Nesta mesma dimensão, Gleidson aponta que as pessoas entrevistadas na pesquisa alertaram para o fato de a cidade e as pessoas cisgênero não estarem acostumados a ver pessoas trans e travestis em plena luz do dia. É algo que pode parecer banal, mas que tem um enorme significado para as pessoas trans, principalmente quando se trata de mulheres trans e travestis. “Historicamente, as mulheres trans e travestis foram empurradas socialmente para a prostituição, marginalizadas. E isso fazia com que, e ainda hoje ainda temos um pouco dessa imagem, as mulheres trans e travestis fossem diretamente associadas sempre à prostituição, como se esse fosse o lugar social delas, o lugar de destino delas e, com isso, é como se elas fossem seres da noite. Daí o estranhamento de ver esses corpos transitando na cidade durante o dia”, contextualiza o pesquisador. “E nisso, as mulheres trans não estão tecendo nenhum tipo de crítica à prostituição. O que está em questão é desconstruir essa imagem, esse lugar social para o qual os corpos trans e travestis foram relegados historicamente”.

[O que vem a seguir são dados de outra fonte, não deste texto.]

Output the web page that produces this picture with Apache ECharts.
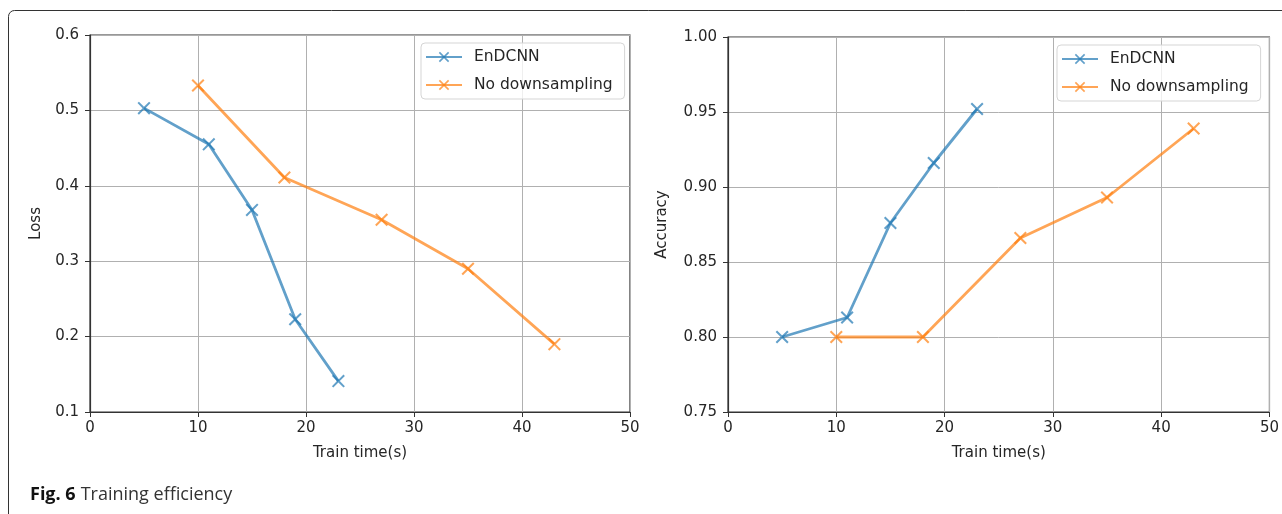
<!DOCTYPE html>
<html>
<head>
<meta charset="utf-8">
<script src="https://cdn.jsdelivr.net/npm/echarts@6/dist/echarts.min.js"></script>
<style>
  html, body { margin: 0; padding: 0; background: #fff; }
  #chart { width: 1282px; height: 514px; }
</style>
</head>
<body>
<div id="chart"></div>
<script>
// loss panel
const lossEnTime = [5, 11, 15, 19, 23];
const lossEnVal = [0.503, 0.455, 0.368, 0.223, 0.141];
const lossNoTime = [10, 18, 27, 35, 43];
const lossNoVal = [0.533, 0.411, 0.355, 0.290, 0.190];

// accuracy panel
const accEnTime = [5, 11, 15, 19, 23];
const accEnVal = [0.800, 0.813, 0.876, 0.916, 0.952];
const accNoTime = [10, 18, 27, 35, 43];
const accNoVal = [0.800, 0.800, 0.866, 0.893, 0.939];

const names = ['EnDCNN', 'No downsampling'];
const blue = '#1f77b4';
const orange = '#ff7f0e';
const font = 'DejaVu Sans';
const txt = '#262626';

// x-shaped marker as a filled outline
const xMark = 'path://M0,1.1L1.1,0L5,3.9L8.9,0L10,1.1L6.1,5L10,8.9L8.9,10L5,6.1L1.1,10L0,8.9L3.9,5Z';

const pairs = (xs, ys) => xs.map((x, i) => [x, ys[i]]);

const chart = echarts.init(document.getElementById('chart'));

function xAxisOf(gi) {
  return {
    type: 'value', gridIndex: gi, min: 0, max: 50, interval: 10,
    name: 'Train time(s)', nameLocation: 'middle', nameGap: 34,
    nameTextStyle: { fontFamily: font, fontSize: 15, color: txt },
    axisLine: { show: true, onZero: false, lineStyle: { color: '#333', width: 1.2 } },
    axisTick: { show: true, inside: false, length: 5, lineStyle: { color: '#333' } },
    axisLabel: { fontFamily: font, fontSize: 15, color: txt, margin: 9 },
    splitLine: { show: true, lineStyle: { color: '#b0b0b0', width: 1 } }
  };
}

function yAxisOf(gi, name, min, max, step, dec, gap) {
  return {
    type: 'value', gridIndex: gi, min: min, max: max, interval: step,
    name: name, nameLocation: 'middle', nameGap: gap, nameRotate: 90,
    nameTextStyle: { fontFamily: font, fontSize: 15, color: txt },
    axisLine: { show: true, onZero: false, lineStyle: { color: '#333', width: 1.2 } },
    axisTick: { show: true, inside: false, length: 5, lineStyle: { color: '#333' } },
    axisLabel: { fontFamily: font, fontSize: 15, color: txt, margin: 11,
      formatter: v => v.toFixed(dec) },
    splitLine: { show: true, lineStyle: { color: '#b0b0b0', width: 1 } }
  };
}

function lineOf(name, color, gi, data) {
  return {
    name: name, type: 'line', xAxisIndex: gi, yAxisIndex: gi,
    data: data, symbol: xMark, symbolSize: 13, showSymbol: true,
    lineStyle: { color: color, width: 2.8, opacity: 0.7 },
    itemStyle: { color: color, opacity: 0.7 },
    emphasis: { disabled: true }, animation: false
  };
}

function legendOf(left, top) {
  return {
    data: names, orient: 'vertical', left: left, top: top,
    backgroundColor: 'rgba(255,255,255,0.8)', borderColor: '#d5d5d5', borderWidth: 1,
    borderRadius: 4, padding: [6, 12, 6, 4], itemWidth: 36, itemHeight: 13, itemGap: 12,
    selectedMode: false,
    textStyle: { fontFamily: font, fontSize: 15.5, color: txt, padding: [0, 0, 0, 7] }
  };
}

chart.setOption({
  backgroundColor: '#fff',
  animation: false,
  title: {
    left: 25, top: 481,
    text: '{b|Fig. 6} {r|Training efficiency}',
    textStyle: {
      rich: {
        b: { fontFamily: 'Open Sans', fontWeight: 'bold', fontSize: 18, color: '#111' },
        r: { fontFamily: 'Open Sans', fontWeight: 'normal', fontSize: 18, color: '#333' }
      }
    }
  },
  graphic: [{
    type: 'rect', silent: true,
    shape: { x: 8.5, y: 10.5, width: 1300, height: 540, r: 6 },
    style: { fill: null, stroke: '#333', lineWidth: 1 }
  }],
  legend: [legendOf(421, 43), legendOf(1057, 45)],
  grid: [
    { left: 90, top: 35, width: 540, height: 377, show: true, borderColor: '#333', borderWidth: 1.2, backgroundColor: 'transparent' },
    { left: 728, top: 37, width: 544, height: 375, show: true, borderColor: '#333', borderWidth: 1.2, backgroundColor: 'transparent' }
  ],
  xAxis: [xAxisOf(0), xAxisOf(1)],
  yAxis: [
    yAxisOf(0, 'Loss', 0.1, 0.6, 0.1, 1, 46),
    yAxisOf(1, 'Accuracy', 0.75, 1.0, 0.05, 2, 58)
  ],
  series: [
    lineOf(names[0], blue, 0, pairs(lossEnTime, lossEnVal)),
    lineOf(names[1], orange, 0, pairs(lossNoTime, lossNoVal)),
    lineOf(names[0], blue, 1, pairs(accEnTime, accEnVal)),
    lineOf(names[1], orange, 1, pairs(accNoTime, accNoVal))
  ]
});
</script>
</body>
</html>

Diante de uma cidade preparada, física e simbolicamente, para pessoas cisgênero, o antropólogo constrói um jogo de palavras onde a cidade passa a ser, na verdade, uma cisdade. Um espaço que, por mais que a maioria das pessoas não percebam, carrega uma série de violências e entraves para as pessoas trans e travestis, ainda que isso esteja posto em microgestos. “Essa cidade é construída a partir desse lugar de cisgeneridade, onde inclusive os espaços da cidade são construídos, às vezes fisicamente e outras simbolicamente, a partir dessas nossas relações de gênero, a partir da cisgeneridade. Algo que marca isso muito forte é a questão da utilização de banheiros por mulheres trans e travestis”, relaciona. “E isso nos faz pensar o quanto a gente não toma como referência essa questão da cisgeneridade enquanto um organizador das nossas relações e um delimitador de acesso a esses espaços sociais na cidade, mas essa relação está presente”.

ENTENDA

Trans e Travestis

As pessoas trans e travestis são aquelas que não se identificam com o gênero que lhes foi atribuído no nascimento, daí elas transicionam para o gênero feminino ou masculino, dependendo do que é o gênero atribuído a elas no nascimento.

Cisgênero

A cisgeneridade se refere àquelas pessoas que se identificam com o gênero que é atribuído a elas no nascimento.